Factors Affecting Reliability Low internal consistency estimates are often the result of poorly written items or an excessively broad content area of measure (Crocker & Algina, 1986). However, other factors can equally reduce the reliability coefficient, namely, the homogeneity of the testing sample, imposed time limits in the testing situation, item difficulty and the length of the testing instrument (Crocker & Algina, 1986; Mehrens & Lehman, 1991; DeVellis, 1991; Gregory, 1992). Group homogeneity is particularly influential when one is trying to apply a norm-referenced test to a homogenous test sample. In such circumstances, the restriction of range of the test group (i.e. low variability) translates into a smaller proportion of variance explained by the test instrument, ultimately deflating the reliability coefficient. It is essential to bear in mind the intended use of the instrument when considering these circumstances and deciding how to use an instrument (Crocker & Algina, 1986; Mehrens & Lehman, 1991; Gregory, 1992). INTEGRATION & DISSEMINATION

36

Imposed time constraints in a test situation pose a different type of problem, i.e. time limits ultimately affect a test taker’s ability to fully answer questions or to complete an instrument. As a result, variance in test taker ability to work at a specific rate becomes enmeshed in that person’s score variance. Ultimately, test takers who work at similar rates have higher degrees of variance correspondence, artificially inflating the reliability of the testing instrument. Clearly, this situation becomes problematic when the construct that an instrument intends to measure has nothing to due with speed competency (Crocker & Algina, 1986; Mehrens & Lehman, 1991; Gregory, 1992). The relationship between reliability and item difficulty addresses a variability issue once again. Ultimately, if the testing instrument has little to no variability in the questions (i.e. either items are all too difficult or too easy), the reliability of scores will be affected. Aside from this, reliability estimates can also be artificially deflated if the test has too many difficult items, as they promote uneducated guesses (Crocker & Algina, 1986; Mehrens & Lehman, 1991). Lastly, test length also factors into the reliability estimate. Simply, longer tests yield higher estimates of reliability. However, one must consider the reliability gains earned in such situations, as infinitely long tests are not necessarily desirable.
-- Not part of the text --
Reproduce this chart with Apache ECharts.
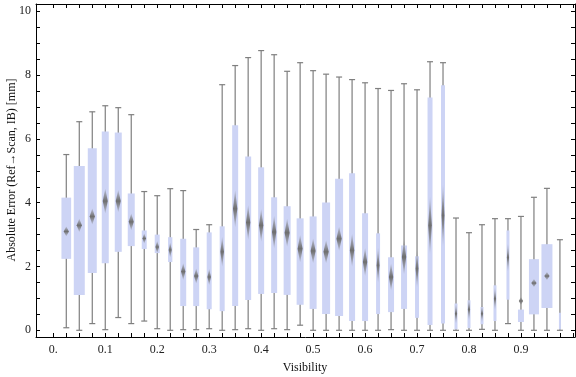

Reliability & Power Assessing scale reliability is crucial to maximizing power in one’s study. Simply put, unreliable scales decrease the statistical power of an instrument. This is important in many ways. Most notably, as power decreases, larger sample sizes are necessary to find significant results. An increase in statistical effect size is also observed with an increase in instrument reliability and subsequent power gained. Additionally, reliable instruments introduce less error into the statistical measurement and resulting analysis. Still, the significant results may well be meaningless if the instrument is faulty (DeVellis, 1991).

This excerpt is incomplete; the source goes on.